**TASK INSTRUCTIONS**
Each line below should be quoted exactly, please.
— Begin DATA SEGMENT —
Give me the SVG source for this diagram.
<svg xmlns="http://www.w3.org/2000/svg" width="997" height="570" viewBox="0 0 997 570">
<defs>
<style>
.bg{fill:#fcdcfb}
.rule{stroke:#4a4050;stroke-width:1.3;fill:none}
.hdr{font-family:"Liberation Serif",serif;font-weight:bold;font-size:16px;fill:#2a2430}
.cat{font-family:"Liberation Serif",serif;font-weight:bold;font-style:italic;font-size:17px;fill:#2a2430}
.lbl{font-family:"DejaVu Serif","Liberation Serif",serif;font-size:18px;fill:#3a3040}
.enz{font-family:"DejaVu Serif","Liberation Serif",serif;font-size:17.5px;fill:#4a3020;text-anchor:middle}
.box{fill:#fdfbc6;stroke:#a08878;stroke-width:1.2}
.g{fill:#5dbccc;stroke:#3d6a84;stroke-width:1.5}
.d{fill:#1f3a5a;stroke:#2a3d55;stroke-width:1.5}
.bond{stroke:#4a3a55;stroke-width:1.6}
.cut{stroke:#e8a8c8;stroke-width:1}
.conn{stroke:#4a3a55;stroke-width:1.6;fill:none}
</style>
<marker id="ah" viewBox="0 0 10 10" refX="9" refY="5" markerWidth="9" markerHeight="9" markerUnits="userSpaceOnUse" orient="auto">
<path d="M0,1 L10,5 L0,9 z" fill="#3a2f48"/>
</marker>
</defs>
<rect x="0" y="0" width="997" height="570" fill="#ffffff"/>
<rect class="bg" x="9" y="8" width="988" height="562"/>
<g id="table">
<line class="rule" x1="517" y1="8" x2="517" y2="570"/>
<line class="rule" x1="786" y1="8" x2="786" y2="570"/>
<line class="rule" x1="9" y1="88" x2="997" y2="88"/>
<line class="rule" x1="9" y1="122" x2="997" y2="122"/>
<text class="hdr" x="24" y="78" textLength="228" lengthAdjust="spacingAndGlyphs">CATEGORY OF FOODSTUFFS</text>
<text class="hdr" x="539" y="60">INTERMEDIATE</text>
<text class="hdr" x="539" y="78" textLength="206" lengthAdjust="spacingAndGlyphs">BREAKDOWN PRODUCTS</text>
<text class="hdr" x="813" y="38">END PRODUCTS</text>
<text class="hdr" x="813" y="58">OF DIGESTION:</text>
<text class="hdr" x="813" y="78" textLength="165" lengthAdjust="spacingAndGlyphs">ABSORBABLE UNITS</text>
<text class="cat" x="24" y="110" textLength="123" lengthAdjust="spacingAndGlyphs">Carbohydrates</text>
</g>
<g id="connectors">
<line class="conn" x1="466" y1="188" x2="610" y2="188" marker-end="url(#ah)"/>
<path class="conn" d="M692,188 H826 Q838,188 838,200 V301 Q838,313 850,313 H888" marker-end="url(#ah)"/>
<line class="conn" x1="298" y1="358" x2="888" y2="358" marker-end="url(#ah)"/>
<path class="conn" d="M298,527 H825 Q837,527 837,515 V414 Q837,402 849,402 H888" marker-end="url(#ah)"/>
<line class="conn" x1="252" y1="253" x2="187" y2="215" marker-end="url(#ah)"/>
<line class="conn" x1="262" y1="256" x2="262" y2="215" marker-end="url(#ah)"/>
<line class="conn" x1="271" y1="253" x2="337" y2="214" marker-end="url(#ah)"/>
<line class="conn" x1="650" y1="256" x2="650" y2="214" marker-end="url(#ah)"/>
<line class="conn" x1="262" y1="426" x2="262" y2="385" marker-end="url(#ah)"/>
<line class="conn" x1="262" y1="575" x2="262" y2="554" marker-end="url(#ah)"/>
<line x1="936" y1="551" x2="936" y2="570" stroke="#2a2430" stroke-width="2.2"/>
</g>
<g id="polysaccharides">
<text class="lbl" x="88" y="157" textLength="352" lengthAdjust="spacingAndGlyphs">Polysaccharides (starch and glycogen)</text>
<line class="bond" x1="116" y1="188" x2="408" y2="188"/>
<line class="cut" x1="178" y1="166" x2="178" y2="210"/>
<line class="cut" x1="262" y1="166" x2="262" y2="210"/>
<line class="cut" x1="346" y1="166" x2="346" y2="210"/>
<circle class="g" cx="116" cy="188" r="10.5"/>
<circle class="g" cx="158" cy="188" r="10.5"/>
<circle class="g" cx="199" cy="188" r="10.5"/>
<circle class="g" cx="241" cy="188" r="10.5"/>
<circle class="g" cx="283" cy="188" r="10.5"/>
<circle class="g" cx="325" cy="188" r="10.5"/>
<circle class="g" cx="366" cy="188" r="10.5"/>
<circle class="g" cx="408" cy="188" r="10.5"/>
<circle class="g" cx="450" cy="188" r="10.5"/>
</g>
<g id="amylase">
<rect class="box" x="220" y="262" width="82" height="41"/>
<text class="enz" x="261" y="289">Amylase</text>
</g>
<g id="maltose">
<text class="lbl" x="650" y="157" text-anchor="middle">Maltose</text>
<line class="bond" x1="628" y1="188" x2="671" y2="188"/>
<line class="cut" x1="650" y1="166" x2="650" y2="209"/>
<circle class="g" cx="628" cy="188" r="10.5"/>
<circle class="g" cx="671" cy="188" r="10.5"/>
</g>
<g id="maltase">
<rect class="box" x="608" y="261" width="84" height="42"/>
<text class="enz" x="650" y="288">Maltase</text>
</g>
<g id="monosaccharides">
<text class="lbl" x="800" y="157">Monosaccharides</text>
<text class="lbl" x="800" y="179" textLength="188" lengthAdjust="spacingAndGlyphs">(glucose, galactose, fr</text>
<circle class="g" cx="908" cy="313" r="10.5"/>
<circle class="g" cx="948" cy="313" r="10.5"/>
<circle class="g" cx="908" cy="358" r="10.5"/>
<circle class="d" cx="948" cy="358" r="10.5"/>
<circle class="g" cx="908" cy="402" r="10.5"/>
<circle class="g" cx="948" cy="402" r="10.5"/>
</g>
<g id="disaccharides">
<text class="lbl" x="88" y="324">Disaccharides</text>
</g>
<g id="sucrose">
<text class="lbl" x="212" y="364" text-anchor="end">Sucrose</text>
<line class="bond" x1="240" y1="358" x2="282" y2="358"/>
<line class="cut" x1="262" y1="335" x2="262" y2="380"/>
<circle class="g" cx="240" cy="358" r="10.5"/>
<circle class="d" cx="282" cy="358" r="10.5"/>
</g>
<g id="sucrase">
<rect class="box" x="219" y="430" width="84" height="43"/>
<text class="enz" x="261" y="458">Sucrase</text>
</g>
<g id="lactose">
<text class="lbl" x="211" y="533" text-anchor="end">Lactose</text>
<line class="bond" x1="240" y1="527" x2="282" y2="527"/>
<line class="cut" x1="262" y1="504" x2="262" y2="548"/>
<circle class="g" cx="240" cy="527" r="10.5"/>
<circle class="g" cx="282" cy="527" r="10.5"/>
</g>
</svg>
— End DATA SEGMENT —
**SOLUTION TO THIS EXERCISE**
Give me the SVG source for this diagram.
<svg xmlns="http://www.w3.org/2000/svg" width="997" height="570" viewBox="0 0 997 570">
<defs>
<style>
.bg{fill:#fcdcfb}
.rule{stroke:#4a4050;stroke-width:1.3;fill:none}
.hdr{font-family:"Liberation Serif",serif;font-weight:bold;font-size:16px;fill:#2a2430}
.cat{font-family:"Liberation Serif",serif;font-weight:bold;font-style:italic;font-size:17px;fill:#2a2430}
.lbl{font-family:"DejaVu Serif","Liberation Serif",serif;font-size:18px;fill:#3a3040}
.enz{font-family:"DejaVu Serif","Liberation Serif",serif;font-size:17.5px;fill:#4a3020;text-anchor:middle}
.box{fill:#fdfbc6;stroke:#a08878;stroke-width:1.2}
.g{fill:#5dbccc;stroke:#3d6a84;stroke-width:1.5}
.d{fill:#1f3a5a;stroke:#2a3d55;stroke-width:1.5}
.bond{stroke:#4a3a55;stroke-width:1.6}
.cut{stroke:#e8a8c8;stroke-width:1}
.conn{stroke:#4a3a55;stroke-width:1.6;fill:none}
</style>
<marker id="ah" viewBox="0 0 10 10" refX="9" refY="5" markerWidth="9" markerHeight="9" markerUnits="userSpaceOnUse" orient="auto">
<path d="M0,1 L10,5 L0,9 z" fill="#3a2f48"/>
</marker>
</defs>
<rect x="0" y="0" width="997" height="570" fill="#ffffff"/>
<rect class="bg" x="9" y="8" width="988" height="562"/>
<g id="table">
<line class="rule" x1="517" y1="8" x2="517" y2="570"/>
<line class="rule" x1="786" y1="8" x2="786" y2="570"/>
<line class="rule" x1="9" y1="88" x2="997" y2="88"/>
<line class="rule" x1="9" y1="122" x2="997" y2="122"/>
<text class="hdr" x="24" y="78" textLength="228" lengthAdjust="spacingAndGlyphs">CATEGORY OF FOODSTUFFS</text>
<text class="hdr" x="539" y="60">INTERMEDIATE</text>
<text class="hdr" x="539" y="78" textLength="206" lengthAdjust="spacingAndGlyphs">BREAKDOWN PRODUCTS</text>
<text class="hdr" x="813" y="38">END PRODUCTS</text>
<text class="hdr" x="813" y="58">OF DIGESTION:</text>
<text class="hdr" x="813" y="78" textLength="165" lengthAdjust="spacingAndGlyphs">ABSORBABLE UNITS</text>
<text class="cat" x="24" y="110" textLength="123" lengthAdjust="spacingAndGlyphs">Carbohydrates</text>
</g>
<g id="connectors">
<line class="conn" x1="466" y1="188" x2="610" y2="188" marker-end="url(#ah)"/>
<path class="conn" d="M692,188 H826 Q838,188 838,200 V301 Q838,313 850,313 H888" marker-end="url(#ah)"/>
<line class="conn" x1="298" y1="358" x2="888" y2="358" marker-end="url(#ah)"/>
<path class="conn" d="M298,527 H825 Q837,527 837,515 V414 Q837,402 849,402 H888" marker-end="url(#ah)"/>
<line class="conn" x1="252" y1="253" x2="187" y2="215" marker-end="url(#ah)"/>
<line class="conn" x1="262" y1="256" x2="262" y2="215" marker-end="url(#ah)"/>
<line class="conn" x1="271" y1="253" x2="337" y2="214" marker-end="url(#ah)"/>
<line class="conn" x1="650" y1="256" x2="650" y2="214" marker-end="url(#ah)"/>
<line class="conn" x1="262" y1="426" x2="262" y2="385" marker-end="url(#ah)"/>
<line class="conn" x1="262" y1="575" x2="262" y2="554" marker-end="url(#ah)"/>
<line x1="936" y1="551" x2="936" y2="570" stroke="#2a2430" stroke-width="2.2"/>
</g>
<g id="polysaccharides">
<text class="lbl" x="88" y="157" textLength="352" lengthAdjust="spacingAndGlyphs">Polysaccharides (starch and glycogen)</text>
<line class="bond" x1="116" y1="188" x2="408" y2="188"/>
<line class="cut" x1="178" y1="166" x2="178" y2="210"/>
<line class="cut" x1="262" y1="166" x2="262" y2="210"/>
<line class="cut" x1="346" y1="166" x2="346" y2="210"/>
<circle class="g" cx="116" cy="188" r="10.5"/>
<circle class="g" cx="158" cy="188" r="10.5"/>
<circle class="g" cx="199" cy="188" r="10.5"/>
<circle class="g" cx="241" cy="188" r="10.5"/>
<circle class="g" cx="283" cy="188" r="10.5"/>
<circle class="g" cx="325" cy="188" r="10.5"/>
<circle class="g" cx="366" cy="188" r="10.5"/>
<circle class="g" cx="408" cy="188" r="10.5"/>
<circle class="g" cx="450" cy="188" r="10.5"/>
</g>
<g id="amylase">
<rect class="box" x="220" y="262" width="82" height="41"/>
<text class="enz" x="261" y="289">Amylase</text>
</g>
<g id="maltose">
<text class="lbl" x="650" y="157" text-anchor="middle">Maltose</text>
<line class="bond" x1="628" y1="188" x2="671" y2="188"/>
<line class="cut" x1="650" y1="166" x2="650" y2="209"/>
<circle class="g" cx="628" cy="188" r="10.5"/>
<circle class="g" cx="671" cy="188" r="10.5"/>
</g>
<g id="maltase">
<rect class="box" x="608" y="261" width="84" height="42"/>
<text class="enz" x="650" y="288">Maltase</text>
</g>
<g id="monosaccharides">
<text class="lbl" x="800" y="157">Monosaccharides</text>
<text class="lbl" x="800" y="179" textLength="188" lengthAdjust="spacingAndGlyphs">(glucose, galactose, fr</text>
<circle class="g" cx="908" cy="313" r="10.5"/>
<circle class="g" cx="948" cy="313" r="10.5"/>
<circle class="g" cx="908" cy="358" r="10.5"/>
<circle class="d" cx="948" cy="358" r="10.5"/>
<circle class="g" cx="908" cy="402" r="10.5"/>
<circle class="g" cx="948" cy="402" r="10.5"/>
</g>
<g id="disaccharides">
<text class="lbl" x="88" y="324">Disaccharides</text>
</g>
<g id="sucrose">
<text class="lbl" x="212" y="364" text-anchor="end">Sucrose</text>
<line class="bond" x1="240" y1="358" x2="282" y2="358"/>
<line class="cut" x1="262" y1="335" x2="262" y2="380"/>
<circle class="g" cx="240" cy="358" r="10.5"/>
<circle class="d" cx="282" cy="358" r="10.5"/>
</g>
<g id="sucrase">
<rect class="box" x="219" y="430" width="84" height="43"/>
<text class="enz" x="261" y="458">Sucrase</text>
</g>
<g id="lactose">
<text class="lbl" x="211" y="533" text-anchor="end">Lactose</text>
<line class="bond" x1="240" y1="527" x2="282" y2="527"/>
<line class="cut" x1="262" y1="504" x2="262" y2="548"/>
<circle class="g" cx="240" cy="527" r="10.5"/>
<circle class="g" cx="282" cy="527" r="10.5"/>
</g>
</svg>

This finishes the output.